> [DIRECTIVE] Set the data down again, exactly as it reads, but without the pictures.
──────────────────────────────
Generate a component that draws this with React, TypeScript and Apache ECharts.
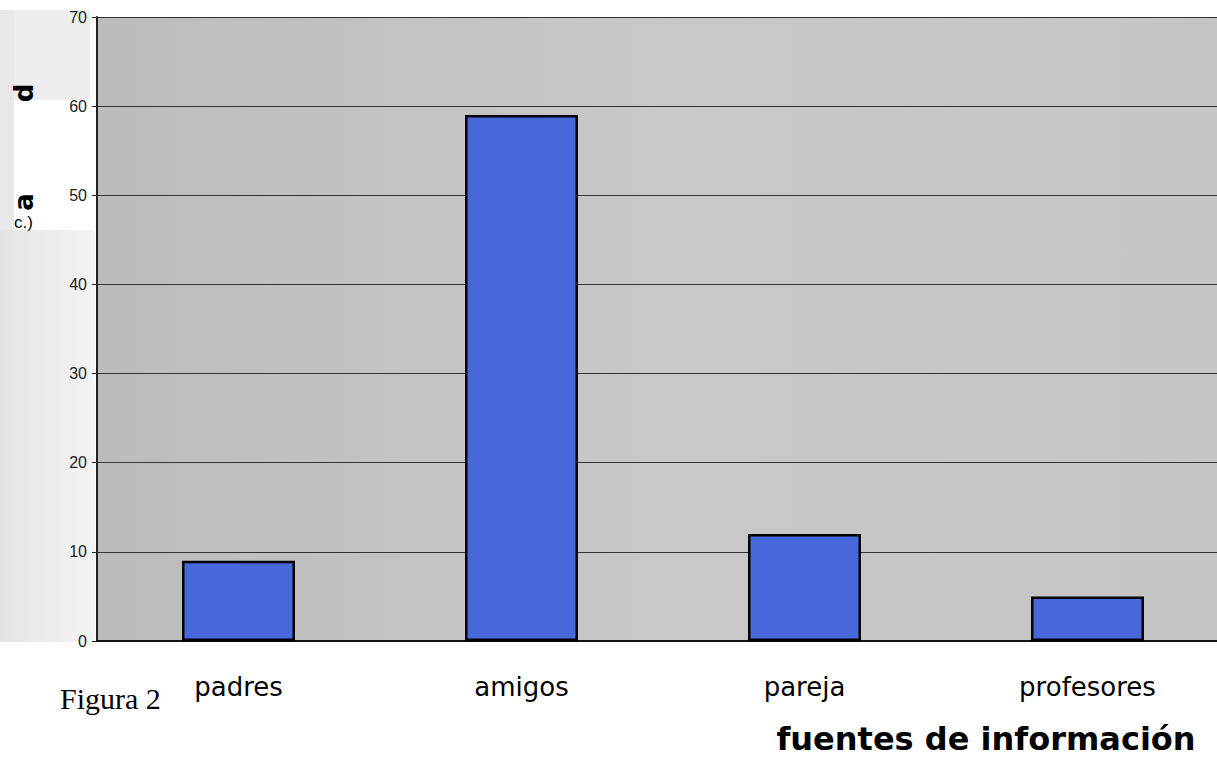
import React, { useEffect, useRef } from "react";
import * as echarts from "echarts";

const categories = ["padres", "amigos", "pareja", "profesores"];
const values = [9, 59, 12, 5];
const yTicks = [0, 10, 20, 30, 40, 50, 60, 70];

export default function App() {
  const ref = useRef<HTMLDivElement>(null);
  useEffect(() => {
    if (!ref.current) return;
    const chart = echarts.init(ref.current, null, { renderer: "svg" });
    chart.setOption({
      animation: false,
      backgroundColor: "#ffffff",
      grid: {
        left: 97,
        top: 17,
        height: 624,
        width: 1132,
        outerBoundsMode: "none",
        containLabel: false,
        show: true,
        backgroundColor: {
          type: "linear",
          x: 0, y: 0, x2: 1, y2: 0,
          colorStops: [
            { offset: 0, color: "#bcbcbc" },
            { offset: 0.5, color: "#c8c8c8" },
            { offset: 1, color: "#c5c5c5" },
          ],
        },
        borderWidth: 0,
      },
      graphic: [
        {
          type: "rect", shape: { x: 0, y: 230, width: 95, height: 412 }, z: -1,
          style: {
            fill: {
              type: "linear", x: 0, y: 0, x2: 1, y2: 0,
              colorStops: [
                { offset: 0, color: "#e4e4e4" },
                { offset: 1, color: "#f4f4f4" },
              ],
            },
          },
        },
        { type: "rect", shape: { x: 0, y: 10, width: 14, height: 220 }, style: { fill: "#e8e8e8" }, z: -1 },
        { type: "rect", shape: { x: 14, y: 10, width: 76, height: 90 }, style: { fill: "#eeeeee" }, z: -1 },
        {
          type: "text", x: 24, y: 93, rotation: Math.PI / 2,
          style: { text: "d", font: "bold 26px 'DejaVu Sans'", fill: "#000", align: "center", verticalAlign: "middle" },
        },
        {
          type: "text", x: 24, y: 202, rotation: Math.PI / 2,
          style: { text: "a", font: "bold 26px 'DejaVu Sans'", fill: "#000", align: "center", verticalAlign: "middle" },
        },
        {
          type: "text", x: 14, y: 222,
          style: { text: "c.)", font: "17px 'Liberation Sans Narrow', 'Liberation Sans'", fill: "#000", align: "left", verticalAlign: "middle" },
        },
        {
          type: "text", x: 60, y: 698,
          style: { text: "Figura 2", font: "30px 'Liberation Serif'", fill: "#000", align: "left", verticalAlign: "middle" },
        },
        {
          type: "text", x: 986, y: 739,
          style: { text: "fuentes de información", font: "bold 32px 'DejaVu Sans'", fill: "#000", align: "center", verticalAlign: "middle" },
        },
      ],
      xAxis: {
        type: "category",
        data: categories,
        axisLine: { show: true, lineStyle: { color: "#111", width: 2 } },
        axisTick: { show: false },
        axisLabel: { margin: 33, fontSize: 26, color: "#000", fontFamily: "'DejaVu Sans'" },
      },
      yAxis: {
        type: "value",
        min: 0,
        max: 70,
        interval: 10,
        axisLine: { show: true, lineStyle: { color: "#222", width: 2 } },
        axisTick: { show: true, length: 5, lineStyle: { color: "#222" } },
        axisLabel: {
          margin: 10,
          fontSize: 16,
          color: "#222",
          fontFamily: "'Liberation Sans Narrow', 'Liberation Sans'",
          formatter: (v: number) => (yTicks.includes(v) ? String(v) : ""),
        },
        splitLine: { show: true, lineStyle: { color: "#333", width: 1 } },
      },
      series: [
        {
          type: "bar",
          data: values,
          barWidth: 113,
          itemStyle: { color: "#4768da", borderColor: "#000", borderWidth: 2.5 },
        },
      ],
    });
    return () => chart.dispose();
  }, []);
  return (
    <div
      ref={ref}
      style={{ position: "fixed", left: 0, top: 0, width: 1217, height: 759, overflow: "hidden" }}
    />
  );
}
──────────────────────────────
> [COMPLETE OUTPUT]
Generate a component that draws this with React, TypeScript and Apache ECharts.
import React, { useEffect, useRef } from "react";
import * as echarts from "echarts";

const categories = ["padres", "amigos", "pareja", "profesores"];
const values = [9, 59, 12, 5];
const yTicks = [0, 10, 20, 30, 40, 50, 60, 70];

export default function App() {
  const ref = useRef<HTMLDivElement>(null);
  useEffect(() => {
    if (!ref.current) return;
    const chart = echarts.init(ref.current, null, { renderer: "svg" });
    chart.setOption({
      animation: false,
      backgroundColor: "#ffffff",
      grid: {
        left: 97,
        top: 17,
        height: 624,
        width: 1132,
        outerBoundsMode: "none",
        containLabel: false,
        show: true,
        backgroundColor: {
          type: "linear",
          x: 0, y: 0, x2: 1, y2: 0,
          colorStops: [
            { offset: 0, color: "#bcbcbc" },
            { offset: 0.5, color: "#c8c8c8" },
            { offset: 1, color: "#c5c5c5" },
          ],
        },
        borderWidth: 0,
      },
      graphic: [
        {
          type: "rect", shape: { x: 0, y: 230, width: 95, height: 412 }, z: -1,
          style: {
            fill: {
              type: "linear", x: 0, y: 0, x2: 1, y2: 0,
              colorStops: [
                { offset: 0, color: "#e4e4e4" },
                { offset: 1, color: "#f4f4f4" },
              ],
            },
          },
        },
        { type: "rect", shape: { x: 0, y: 10, width: 14, height: 220 }, style: { fill: "#e8e8e8" }, z: -1 },
        { type: "rect", shape: { x: 14, y: 10, width: 76, height: 90 }, style: { fill: "#eeeeee" }, z: -1 },
        {
          type: "text", x: 24, y: 93, rotation: Math.PI / 2,
          style: { text: "d", font: "bold 26px 'DejaVu Sans'", fill: "#000", align: "center", verticalAlign: "middle" },
        },
        {
          type: "text", x: 24, y: 202, rotation: Math.PI / 2,
          style: { text: "a", font: "bold 26px 'DejaVu Sans'", fill: "#000", align: "center", verticalAlign: "middle" },
        },
        {
          type: "text", x: 14, y: 222,
          style: { text: "c.)", font: "17px 'Liberation Sans Narrow', 'Liberation Sans'", fill: "#000", align: "left", verticalAlign: "middle" },
        },
        {
          type: "text", x: 60, y: 698,
          style: { text: "Figura 2", font: "30px 'Liberation Serif'", fill: "#000", align: "left", verticalAlign: "middle" },
        },
        {
          type: "text", x: 986, y: 739,
          style: { text: "fuentes de información", font: "bold 32px 'DejaVu Sans'", fill: "#000", align: "center", verticalAlign: "middle" },
        },
      ],
      xAxis: {
        type: "category",
        data: categories,
        axisLine: { show: true, lineStyle: { color: "#111", width: 2 } },
        axisTick: { show: false },
        axisLabel: { margin: 33, fontSize: 26, color: "#000", fontFamily: "'DejaVu Sans'" },
      },
      yAxis: {
        type: "value",
        min: 0,
        max: 70,
        interval: 10,
        axisLine: { show: true, lineStyle: { color: "#222", width: 2 } },
        axisTick: { show: true, length: 5, lineStyle: { color: "#222" } },
        axisLabel: {
          margin: 10,
          fontSize: 16,
          color: "#222",
          fontFamily: "'Liberation Sans Narrow', 'Liberation Sans'",
          formatter: (v: number) => (yTicks.includes(v) ? String(v) : ""),
        },
        splitLine: { show: true, lineStyle: { color: "#333", width: 1 } },
      },
      series: [
        {
          type: "bar",
          data: values,
          barWidth: 113,
          itemStyle: { color: "#4768da", borderColor: "#000", borderWidth: 2.5 },
        },
      ],
    });
    return () => chart.dispose();
  }, []);
  return (
    <div
      ref={ref}
      style={{ position: "fixed", left: 0, top: 0, width: 1217, height: 759, overflow: "hidden" }}
    />
  );
}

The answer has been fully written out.